If you haven’t already, check out the About the Author page where you can read a bit about my story of diagnosis and how I got to this point in my life.
Today, I want to talk about my struggles with body image.
I did not always have body image issues. I mean why would I? Up until I was 18, I was a size zero. My sisters even worried I had an eating disorder of some sort because I had become unusually thin. By the end of first year university, I was a size 5. Clothes didn’t fit like they used to.
“Oh great,” I thought. “Another case of Freshman 15.” By the end of third year, I was a size 12 and if you read my bio, it hit me hard.
I now am a
happy size 8 and I still look at numbers on the scale and sometimes, I cry about it. My weight fluctuates a lot. Some weeks are better than others. In addition to the medication I was on previously, I admit, I used to stress eat.
Last year, I tried the Whole 30 Program and honestly, I loved it. It was hard but I learned so much about food freedom from it.

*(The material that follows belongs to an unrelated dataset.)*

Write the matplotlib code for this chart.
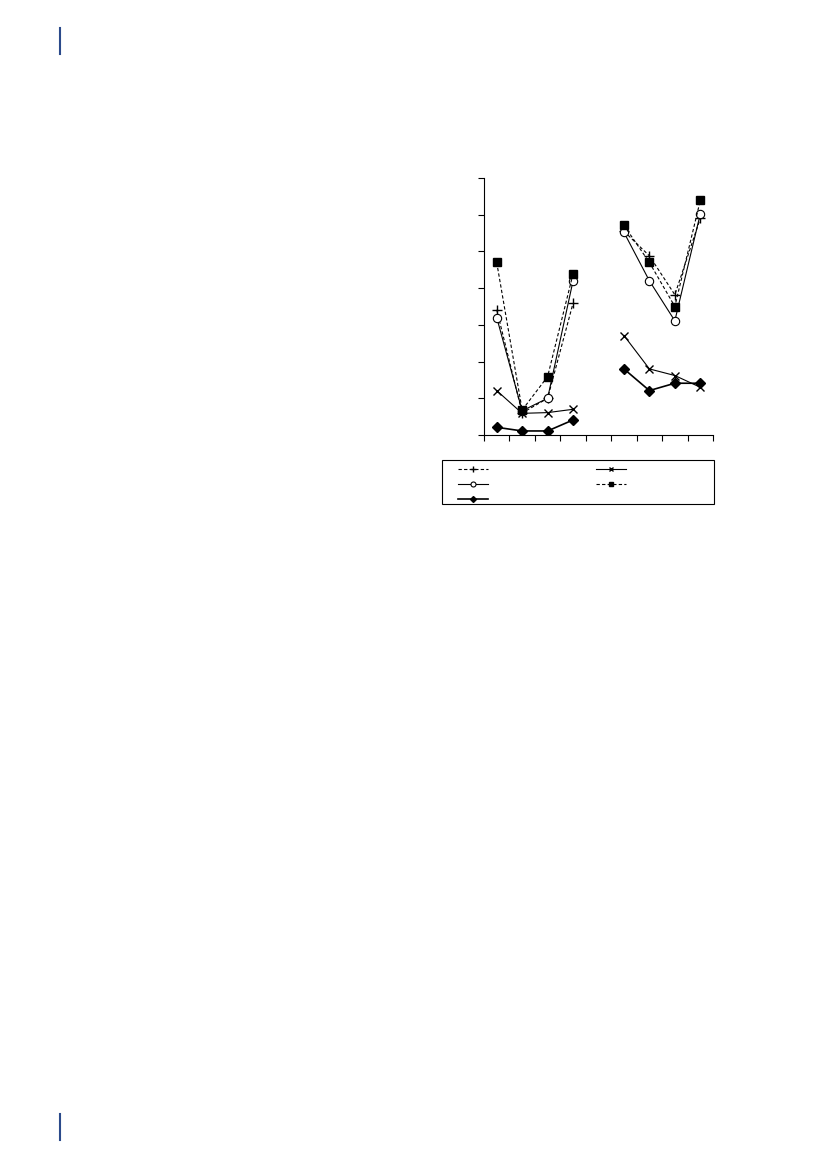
import matplotlib
matplotlib.use("Agg")
import matplotlib.pyplot as plt
from matplotlib.lines import Line2D
from matplotlib.patches import Rectangle

# Data (category positions 0..8, category 4 is an empty gap)
x_group1 = [0.5, 1.5, 2.5, 3.5]
x_group2 = [5.5, 6.5, 7.5, 8.5]

plus_g1 = [3.41, 0.6, 1.0, 3.59]
plus_g2 = [5.55, 4.88, 3.82, 5.9]
cross_g1 = [1.21, 0.59, 0.61, 0.70]
cross_g2 = [2.71, 1.8, 1.62, 1.3]
circle_g1 = [3.2, 0.66, 1.0, 4.2]
circle_g2 = [5.52, 4.2, 3.11, 6.02]
square_g1 = [4.7, 0.68, 1.59, 4.39]
square_g2 = [5.71, 4.7, 3.5, 6.39]
diamond_g1 = [0.21, 0.11, 0.11, 0.41]
diamond_g2 = [1.8, 1.21, 1.41, 1.41]

y_ticks = [0, 1, 2, 3, 4, 5, 6, 7]
x_ticks = [0, 1, 2, 3, 4, 5, 6, 7, 8, 9]

W, H = 827, 1169
fig = plt.figure(figsize=(W / 100, H / 100), dpi=100)

ax = fig.add_axes([484 / W, 1 - 435 / H, (713 - 484) / W, (435 - 178) / H])

lw = 0.8
styles = {
    "plus": dict(color="black", ls=(0, (3, 2)), lw=lw, marker="+", ms=7, mew=1.0),
    "cross": dict(color="black", ls="-", lw=lw, marker="x", ms=6, mew=1.0),
    "circle": dict(color="black", ls="-", lw=lw, marker="o", ms=6, mfc="white", mew=0.8),
    "square": dict(color="black", ls=(0, (3, 2)), lw=lw, marker="s", ms=5.5),
    "diamond": dict(color="black", ls="-", lw=1.2, marker="D", ms=5),
}

series = [
    ("plus", plus_g1, plus_g2),
    ("cross", cross_g1, cross_g2),
    ("circle", circle_g1, circle_g2),
    ("square", square_g1, square_g2),
    ("diamond", diamond_g1, diamond_g2),
]
for name, g1, g2 in series:
    ax.plot(x_group1, g1, **styles[name])
    ax.plot(x_group2, g2, **styles[name])

ax.set_xlim(0, 9)
ax.set_ylim(0, 7)
ax.set_xticks(x_ticks)
ax.set_yticks(y_ticks)
ax.set_xticklabels([])
ax.set_yticklabels([])
ax.tick_params(direction="out", length=4, width=0.8, color="black")
for s in ["top", "right"]:
    ax.spines[s].set_visible(False)
for s in ["left", "bottom"]:
    ax.spines[s].set_linewidth(0.8)

# Legend
order = ["plus", "circle", "diamond", "cross", "square"]
handles = [Line2D([], [], **styles[n]) for n in order]
for h in handles:
    h.set_markersize(h.get_markersize() * 0.6)
fs = 7
leg = fig.legend(handles, [" "] * 5, ncol=2,
                 bbox_to_anchor=(458 / W, 1 - 464 / H),
                 loc="upper left", frameon=False,
                 handlelength=30 / (fs * 100 / 72), fontsize=fs, borderpad=0,
                 labelspacing=0.55, handletextpad=0.4, columnspacing=10.4,
                 borderaxespad=0)
fig.add_artist(Rectangle((442 / W, 1 - 504 / H), (714 - 442) / W, (504 - 460) / H,
                         transform=fig.transFigure, fill=False, edgecolor="black", lw=0.8))

# Page margin marks
fig.add_artist(Line2D([60 / W, 60 / W], [1 - 28 / H, 1 - 54 / H], color="#2b4a8b", lw=1.5))
fig.add_artist(Line2D([60 / W, 60 / W], [1 - 1114 / H, 1 - 1140 / H], color="#2b4a8b", lw=1.5))

fig.savefig("out.png", dpi=100)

This past year, I tried the 21 Day Fix. While I have mixed feelings about this one, the 30-minute accompanying workouts were amazing. I will write more about these two programs in a later blog.
I have made every excuse in the book not to work out. And I still feel that some of those reasons were justified. My lifestyle with school and commuting for work did not allow for even 30 minutes of working out. I would pack my bag, set out my clothes for the next day, and go to bed immediately after work since I was working 8am to 12am shifts with an hour commute on top of that. Then I worked at a place where I was commuting from city to city with no place to heat up my lunch so I would often eat out.
Life has slowed down since then. I now happily work closer to home at a job where I can bring my lunch and eat it on-site. I have made more of a conscious effort to meal prep healthier meals.
However, sometimes when I look in the mirror, I hate what I see – especially my mid-section. But I’m now doing the best I can to work harder towards learning to love my body for what it is. I am currently doing a 31 Day Yoga Challenge to both give me 30 minutes of physical activity a day and to bring together the mind-body connection. Rather than obsess over numbers on a scale, I look at how clothes fit me better. It isn’t easy, but I am determined to reach my goals and fall back in love with my physical self.